Work to complete => Retype only the lines running from the line that contains "Convert this chart to Bokeh code." to the line that contains "1.0116e-6, 6.16e-7, 3.67e-7]", inclusive, and leave the pictures behind.

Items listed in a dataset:
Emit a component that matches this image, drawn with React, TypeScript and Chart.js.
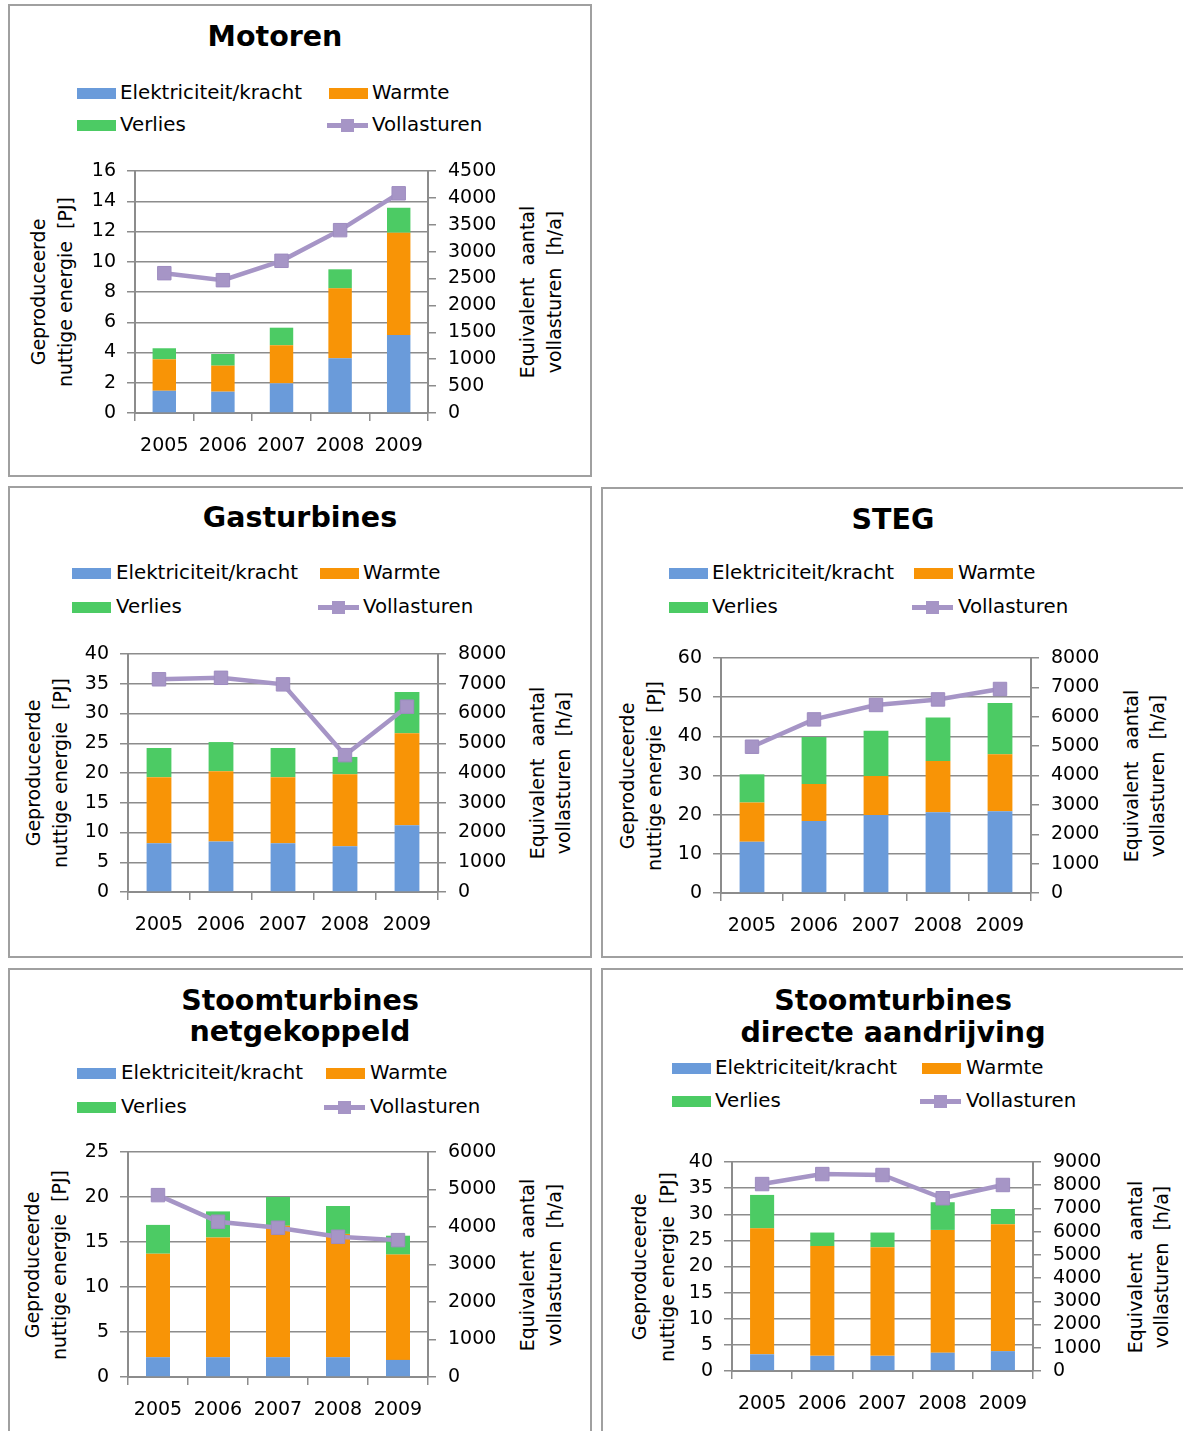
import React, { useEffect, useRef } from 'react';
import { Chart, registerables } from 'chart.js';

Chart.register(...registerables);

// ---------- Data ----------
const years = ['2005', '2006', '2007', '2008', '2009'];
const seriesNames = ['Elektriciteit/kracht', 'Warmte', 'Verlies', 'Vollasturen'];

const motorenElektriciteit = [1.47, 1.41, 1.96, 3.62, 5.16];
const motorenWarmte = [2.08, 1.72, 2.52, 4.62, 6.76];
const motorenVerlies = [0.73, 0.77, 1.16, 1.26, 1.65];
const motorenVollasturen = [2600, 2470, 2830, 3400, 4085];

const gasElektriciteit = [8.2, 8.5, 8.2, 7.7, 11.2];
const gasWarmte = [11.1, 11.8, 11.1, 12.1, 15.5];
const gasVerlies = [4.9, 4.9, 4.9, 2.9, 6.9];
const gasVollasturen = [7150, 7200, 6980, 4600, 6230];

const stegElektriciteit = [13.1, 18.4, 19.9, 20.6, 20.9];
const stegWarmte = [10.0, 9.4, 10.0, 13.1, 14.5];
const stegVerlies = [7.2, 12.0, 11.5, 11.1, 13.1];
const stegVollasturen = [4980, 5910, 6400, 6590, 6945];

const netElektriciteit = [2.2, 2.2, 2.2, 2.2, 1.9];
const netWarmte = [11.5, 13.3, 14.6, 13.7, 11.7];
const netVerlies = [3.2, 2.9, 3.2, 3.1, 2.1];
const netVollasturen = [4850, 4140, 3980, 3740, 3650];

const directElektriciteit = [3.2, 2.9, 2.9, 3.5, 3.8];
const directWarmte = [24.1, 21.0, 20.8, 23.5, 24.3];
const directVerlies = [6.4, 2.6, 2.8, 5.3, 2.9];
const directVollasturen = [8050, 8480, 8440, 7440, 8010];

// axis ranges [max, step]
const motorenLeftAxis = [16, 2];
const motorenRightAxis = [4500, 500];
const gasLeftAxis = [40, 5];
const gasRightAxis = [8000, 1000];
const stegLeftAxis = [60, 10];
const stegRightAxis = [8000, 1000];
const netLeftAxis = [25, 5];
const netRightAxis = [6000, 1000];
const directLeftAxis = [40, 5];
const directRightAxis = [9000, 1000];

const leftAxisTitle = ['Geproduceerde', 'nuttige energie  [PJ]'];
const rightAxisTitle = ['Equivalent  aantal', 'vollasturen  [h/a]'];

// ---------- Styles ----------
const FONT = '"DejaVu Sans", Verdana, sans-serif';
const BLUE = '#6A9BDA';
const ORANGE = '#F89406';
const GREEN = '#4CCB64';
const LAVENDER = '#A695C6';
const GRID = '#8C8C8C';
const AXIS = '#8C8C8C';
const BOX = '#A0A0A0';
const FS = 19;
const LEGEND_FS = 19.8;
const TITLE_FS = 28.5;

type Panel = {
  title: string[];
  titleX: number;
  titleY: number[];
  box: { l: number; t: number; r: number; b: number };
  legend: { sw1: number; tx1: number; sw2: number; tx2: number; y1: number; y2: number };
  plot: { l: number; t: number; r: number; b: number };
  axisTitleX: number[]; // left1, left2, right1, right2
  elek: number[];
  warmte: number[];
  verlies: number[];
  vollast: number[];
  left: number[];
  right: number[];
};

const panels: Panel[] = [
  {
    title: ['Motoren'],
    titleX: 275,
    titleY: [37],
    box: { l: 8, t: 4, r: 592, b: 477 },
    legend: { sw1: 77, tx1: 120, sw2: 329, tx2: 372, y1: 93, y2: 125 },
    plot: { l: 135, t: 171, r: 428, b: 413 },
    axisTitleX: [38, 65, 527, 554],
    elek: motorenElektriciteit,
    warmte: motorenWarmte,
    verlies: motorenVerlies,
    vollast: motorenVollasturen,
    left: motorenLeftAxis,
    right: motorenRightAxis,
  },
  {
    title: ['Gasturbines'],
    titleX: 300,
    titleY: [518],
    box: { l: 8, t: 486, r: 592, b: 958 },
    legend: { sw1: 72, tx1: 116, sw2: 320, tx2: 363, y1: 573, y2: 607 },
    plot: { l: 128, t: 654, r: 438, b: 892 },
    axisTitleX: [33, 60, 537, 563],
    elek: gasElektriciteit,
    warmte: gasWarmte,
    verlies: gasVerlies,
    vollast: gasVollasturen,
    left: gasLeftAxis,
    right: gasRightAxis,
  },
  {
    title: ['STEG'],
    titleX: 893,
    titleY: [520],
    box: { l: 601, t: 487, r: 1200, b: 958 },
    legend: { sw1: 669, tx1: 712, sw2: 914, tx2: 958, y1: 573, y2: 607 },
    plot: { l: 721, t: 658, r: 1031, b: 893 },
    axisTitleX: [627, 654, 1131, 1157],
    elek: stegElektriciteit,
    warmte: stegWarmte,
    verlies: stegVerlies,
    vollast: stegVollasturen,
    left: stegLeftAxis,
    right: stegRightAxis,
  },
  {
    title: ['Stoomturbines', 'netgekoppeld'],
    titleX: 300,
    titleY: [1001, 1032],
    box: { l: 8, t: 968, r: 592, b: 1440 },
    legend: { sw1: 77, tx1: 121, sw2: 326, tx2: 370, y1: 1073, y2: 1107 },
    plot: { l: 128, t: 1152, r: 428, b: 1377 },
    axisTitleX: [32, 59, 527, 554],
    elek: netElektriciteit,
    warmte: netWarmte,
    verlies: netVerlies,
    vollast: netVollasturen,
    left: netLeftAxis,
    right: netRightAxis,
  },
  {
    title: ['Stoomturbines', 'directe aandrijving'],
    titleX: 893,
    titleY: [1001, 1033],
    box: { l: 601, t: 968, r: 1200, b: 1440 },
    legend: { sw1: 672, tx1: 715, sw2: 922, tx2: 966, y1: 1068, y2: 1101 },
    plot: { l: 732, t: 1162, r: 1033, b: 1371 },
    axisTitleX: [639, 667, 1135, 1161],
    elek: directElektriciteit,
    warmte: directWarmte,
    verlies: directVerlies,
    vollast: directVollasturen,
    left: directLeftAxis,
    right: directRightAxis,
  },
];

const PAD_TOP = 30;
const X_AXIS_H = 50;
const PAGE_W = 1183;

function PlotCanvas({ p }: { p: Panel }) {
  const ref = useRef<HTMLCanvasElement>(null);
  const cl = p.box.l + 2;
  const cr = Math.min(p.box.r - 2, PAGE_W);
  const ct = p.plot.t - PAD_TOP;
  const w = cr - cl;
  const h = p.plot.b - p.plot.t + PAD_TOP + X_AXIS_H;
  const leftW = p.plot.l - cl;
  const rightW = cr - p.plot.r;

  useEffect(() => {
    const font = { family: FONT, size: FS };
    const plain = (v: any) => String(v);
    const chart = new Chart(ref.current as HTMLCanvasElement, {
      type: 'bar',
      data: {
        labels: years,
        datasets: [
          {
            type: 'line',
            label: seriesNames[3],
            data: p.vollast,
            yAxisID: 'y1',
            borderColor: LAVENDER,
            backgroundColor: LAVENDER,
            borderWidth: 4.5,
            pointStyle: 'rect',
            pointRadius: 9.5,
            pointBackgroundColor: LAVENDER,
            pointBorderColor: '#9E8CC0',
            pointBorderWidth: 1,
            tension: 0,
            order: 0,
          } as any,
          {
            type: 'bar',
            label: seriesNames[0],
            data: p.elek,
            yAxisID: 'y',
            backgroundColor: BLUE,
            barPercentage: 0.4,
            categoryPercentage: 1,
            order: 1,
          },
          {
            type: 'bar',
            label: seriesNames[1],
            data: p.warmte,
            yAxisID: 'y',
            backgroundColor: ORANGE,
            barPercentage: 0.4,
            categoryPercentage: 1,
            order: 1,
          },
          {
            type: 'bar',
            label: seriesNames[2],
            data: p.verlies,
            yAxisID: 'y',
            backgroundColor: GREEN,
            barPercentage: 0.4,
            categoryPercentage: 1,
            order: 1,
          },
        ],
      },
      options: {
        responsive: false,
        animation: false,
        layout: { padding: { top: PAD_TOP, left: 0, right: 0, bottom: 0 } },
        plugins: {
          legend: { display: false },
          tooltip: { enabled: false },
          title: { display: false },
        },
        scales: {
          x: {
            stacked: true,
            offset: true,
            grid: {
              offset: true,
              drawOnChartArea: false,
              drawTicks: true,
              tickLength: 8,
              color: GRID,
              lineWidth: 1.5,
            },
            border: { display: true, color: AXIS, width: 2 },
            ticks: { font, color: '#000', padding: 14, maxRotation: 0, autoSkip: false },
            afterFit: (s: any) => {
              s.height = X_AXIS_H;
            },
          },
          y: {
            stacked: true,
            position: 'left',
            min: 0,
            max: p.left[0],
            ticks: { stepSize: p.left[1], font, color: '#000', padding: 11, autoSkip: false, callback: plain },
            grid: { color: GRID, lineWidth: 1.5, drawTicks: true, tickLength: 8 },
            border: { display: true, color: AXIS, width: 2 },
            afterFit: (s: any) => {
              s.width = leftW;
            },
          },
          y1: {
            stacked: false,
            position: 'right',
            min: 0,
            max: p.right[0],
            ticks: { stepSize: p.right[1], font, color: '#000', padding: 12, autoSkip: false, callback: plain },
            grid: { drawOnChartArea: false, drawTicks: true, tickLength: 8, color: GRID, lineWidth: 1.5 },
            border: { display: true, color: AXIS, width: 2 },
            afterFit: (s: any) => {
              s.width = rightW;
            },
          },
        },
      } as any,
    });
    return () => chart.destroy();
  }, []);

  return (
    <canvas
      ref={ref}
      width={w}
      height={h}
      style={{ position: 'absolute', left: cl, top: ct, width: w, height: h }}
    />
  );
}

const textBase: React.CSSProperties = {
  position: 'absolute',
  fontFamily: FONT,
  fontSize: FS,
  color: '#000',
  whiteSpace: 'pre',
  lineHeight: '22px',
};

function LegendText({ x, y, text }: { x: number; y: number; text: string }) {
  return <div style={{ ...textBase, fontSize: LEGEND_FS, left: x, top: y - 11 }}>{text}</div>;
}

function Swatch({ x, y, color }: { x: number; y: number; color: string }) {
  return (
    <div style={{ position: 'absolute', left: x, top: y - 5, width: 39, height: 11, background: color }} />
  );
}

function LineSwatch({ x, y }: { x: number; y: number }) {
  return (
    <>
      <div style={{ position: 'absolute', left: x, top: y - 2, width: 41, height: 5, background: LAVENDER }} />
      <div
        style={{ position: 'absolute', left: x + 14, top: y - 6, width: 13, height: 13, background: LAVENDER }}
      />
    </>
  );
}

function PanelView({ p }: { p: Panel }) {
  const cy = (p.plot.t + p.plot.b) / 2;
  const rot = (x: number, text: string, key: string) => (
    <div
      key={key}
      style={{
        ...textBase,
        left: x,
        top: cy,
        transform: 'translate(-50%, -50%) rotate(-90deg)',
      }}
    >
      {text}
    </div>
  );
  return (
    <>
      <div
        style={{
          position: 'absolute',
          left: p.box.l,
          top: p.box.t,
          width: p.box.r - p.box.l,
          height: p.box.b - p.box.t,
          border: `2px solid ${BOX}`,
          boxSizing: 'border-box',
          background: '#fff',
        }}
      />
      {p.title.map((t, i) => (
        <div
          key={'t' + i}
          style={{
            ...textBase,
            fontSize: TITLE_FS,
            fontWeight: 'bold',
            lineHeight: '32px',
            left: p.titleX,
            top: p.titleY[i] - 16,
            transform: 'translateX(-50%)',
          }}
        >
          {t}
        </div>
      ))}
      <Swatch x={p.legend.sw1} y={p.legend.y1} color={BLUE} />
      <LegendText x={p.legend.tx1} y={p.legend.y1} text={seriesNames[0]} />
      <Swatch x={p.legend.sw2} y={p.legend.y1} color={ORANGE} />
      <LegendText x={p.legend.tx2} y={p.legend.y1} text={seriesNames[1]} />
      <Swatch x={p.legend.sw1} y={p.legend.y2} color={GREEN} />
      <LegendText x={p.legend.tx1} y={p.legend.y2} text={seriesNames[2]} />
      <LineSwatch x={p.legend.sw2 - 2} y={p.legend.y2} />
      <LegendText x={p.legend.tx2} y={p.legend.y2} text={seriesNames[3]} />
      {rot(p.axisTitleX[0], leftAxisTitle[0], 'l0')}
      {rot(p.axisTitleX[1], leftAxisTitle[1], 'l1')}
      {rot(p.axisTitleX[2], rightAxisTitle[0], 'r0')}
      {rot(p.axisTitleX[3], rightAxisTitle[1], 'r1')}
      <PlotCanvas p={p} />
    </>
  );
}

export default function App() {
  return (
    <div
      style={{
        position: 'absolute',
        left: 0,
        top: 0,
        width: PAGE_W,
        height: 1431,
        overflow: 'hidden',
        background: '#fff',
      }}
    >
      {panels.map((p, i) => (
        <PanelView key={i} p={p} />
      ))}
    </div>
  );
}
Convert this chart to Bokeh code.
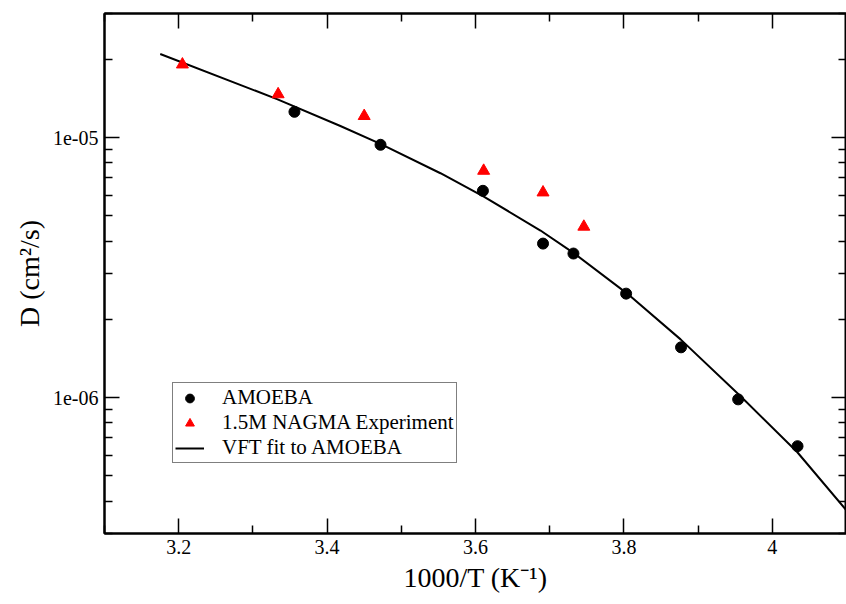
from bokeh.plotting import figure
from bokeh.models import (Range1d, FixedTicker, CustomJSTickFormatter, LinearAxis, LogAxis, Legend)
from bokeh.embed import file_html
from bokeh.resources import INLINE

# ---- data ----
amoeba_x = [3.356, 3.472, 3.610, 3.691, 3.732, 3.803, 3.877, 3.954, 4.034]
amoeba_d = [1.256e-5, 9.38e-6, 6.24e-6, 3.91e-6, 3.58e-6, 2.51e-6, 1.56e-6, 9.84e-7, 6.5e-7]

exp_x = [3.205, 3.334, 3.450, 3.611, 3.691, 3.746]
exp_d = [1.91e-5, 1.467e-5, 1.21e-5, 7.45e-6, 6.15e-6, 4.54e-6]

vft_x = [3.1751, 3.3325, 3.4179, 3.4719, 3.5528, 3.6112, 3.6876, 3.7325, 3.8045, 3.8764, 3.9573, 4.0338, 4.1003]
vft_d = [2.096e-5, 1.406e-5, 1.108e-5, 9.45e-6, 7.29e-6, 5.928e-6, 4.389e-6, 3.594e-6, 2.511e-6, 1.674e-6, 1.0116e-6, 6.16e-7, 3.67e-7]

x_tick_values = [3.2, 3.4, 3.6, 3.8, 4.0]
x_tick_labels = ["3.2", "3.4", "3.6", "3.8", "4"]
x_minor_ticks = [3.1, 3.3, 3.5, 3.7, 3.9, 4.1]

y_tick_values = [1e-6, 1e-5]
y_tick_labels = ["1e-06", "1e-05"]
y_minor_ticks = [3e-7, 4e-7, 5e-7, 6e-7, 7e-7, 8e-7, 9e-7,
                 2e-6, 3e-6, 4e-6, 5e-6, 6e-6, 7e-6, 8e-6, 9e-6,
                 2e-5, 3e-5]

series_labels = ["AMOEBA", "1.5M NAGMA Experiment", "VFT fit to AMOEBA"]

FONT = "Liberation Serif"

p = figure(width=846, height=604, output_backend="svg", toolbar_location=None,
           y_axis_type="log",
           x_range=Range1d(3.1, 4.1), y_range=Range1d(3e-7, 3e-5),
           min_border_left=104, min_border_right=0, min_border_top=13, min_border_bottom=71)
p.background_fill_color = "white"
p.border_fill_color = "white"
p.outline_line_color = "black"
p.outline_line_width = 2
p.xgrid.visible = False
p.ygrid.visible = False

xticker = FixedTicker(ticks=x_tick_values, minor_ticks=x_minor_ticks)
yticker = FixedTicker(ticks=y_tick_values, minor_ticks=y_minor_ticks)

xfmt = CustomJSTickFormatter(args=dict(vals=x_tick_values, labs=x_tick_labels), code="""
const i = vals.findIndex(v => Math.abs(v - tick) < 1e-6);
return i >= 0 ? labs[i] : "";
""")
yfmt = CustomJSTickFormatter(args=dict(vals=y_tick_values, labs=y_tick_labels), code="""
const i = vals.findIndex(v => Math.abs(Math.log10(v) - Math.log10(tick)) < 1e-6);
return i >= 0 ? labs[i] : "";
""")

def style_axis(ax):
    ax.axis_line_color = "black"
    ax.axis_line_width = 2
    ax.major_tick_in = 15
    ax.major_tick_out = 0
    ax.minor_tick_in = 8
    ax.minor_tick_out = 0
    ax.major_tick_line_color = "black"
    ax.major_tick_line_width = 1.5
    ax.minor_tick_line_color = "black"
    ax.minor_tick_line_width = 1.5
    ax.major_label_text_font = FONT
    ax.major_label_text_font_size = "20px"
    ax.major_label_text_color = "black"
    ax.axis_label_text_font = FONT
    ax.axis_label_text_font_size = "28px"
    ax.axis_label_text_font_style = "normal"
    ax.axis_label_text_color = "black"

xa = p.xaxis[0]
xa.ticker = xticker
xa.formatter = xfmt
style_axis(xa)
xa.major_label_standoff = 6
xa.axis_label = "1000/T (K\u207b\u00b9)"
xa.axis_label_standoff = 5

ya = p.yaxis[0]
ya.ticker = yticker
ya.formatter = yfmt
style_axis(ya)
ya.major_label_standoff = 6
ya.axis_label = "D (cm\u00b2/s)"
ya.axis_label_standoff = 5

top = LinearAxis(ticker=xticker)
style_axis(top)
top.major_label_text_font_size = "0px"
top.major_label_standoff = 0
top.formatter = CustomJSTickFormatter(code="return '';")
p.add_layout(top, "above")

right = LogAxis(ticker=yticker)
style_axis(right)
right.major_label_text_font_size = "0px"
right.major_label_standoff = 0
right.formatter = CustomJSTickFormatter(code="return '';")
p.add_layout(right, "right")

r_line = p.line(vft_x, vft_d, line_color="black", line_width=2, line_join="round")
r_amo = p.scatter(amoeba_x, amoeba_d, marker="circle", size=11, fill_color="black", line_color="black")
r_exp = p.scatter(exp_x, exp_d, marker="triangle", size=12, fill_color="#ff0000", line_color="#ff0000")

legend = Legend(items=[(series_labels[0], [r_amo]), (series_labels[1], [r_exp]), (series_labels[2], [r_line])],
                location=(68, 70))
legend.label_text_font = FONT
legend.label_text_font_size = "21px"
legend.label_text_color = "black"
legend.border_line_color = "black"
legend.border_line_width = 1.5
legend.background_fill_color = "white"
legend.background_fill_alpha = 1
legend.glyph_width = 29
legend.glyph_height = 22
legend.label_height = 22
legend.label_standoff = 18
legend.spacing = 0
legend.padding = 2
legend.margin = 0
p.add_layout(legend, "center")

open("out.html", "w").write(file_html(p, INLINE))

Task result =>
Convert this chart to Bokeh code.
from bokeh.plotting import figure
from bokeh.models import (Range1d, FixedTicker, CustomJSTickFormatter, LinearAxis, LogAxis, Legend)
from bokeh.embed import file_html
from bokeh.resources import INLINE

# ---- data ----
amoeba_x = [3.356, 3.472, 3.610, 3.691, 3.732, 3.803, 3.877, 3.954, 4.034]
amoeba_d = [1.256e-5, 9.38e-6, 6.24e-6, 3.91e-6, 3.58e-6, 2.51e-6, 1.56e-6, 9.84e-7, 6.5e-7]

exp_x = [3.205, 3.334, 3.450, 3.611, 3.691, 3.746]
exp_d = [1.91e-5, 1.467e-5, 1.21e-5, 7.45e-6, 6.15e-6, 4.54e-6]

vft_x = [3.1751, 3.3325, 3.4179, 3.4719, 3.5528, 3.6112, 3.6876, 3.7325, 3.8045, 3.8764, 3.9573, 4.0338, 4.1003]
vft_d = [2.096e-5, 1.406e-5, 1.108e-5, 9.45e-6, 7.29e-6, 5.928e-6, 4.389e-6, 3.594e-6, 2.511e-6, 1.674e-6, 1.0116e-6, 6.16e-7, 3.67e-7]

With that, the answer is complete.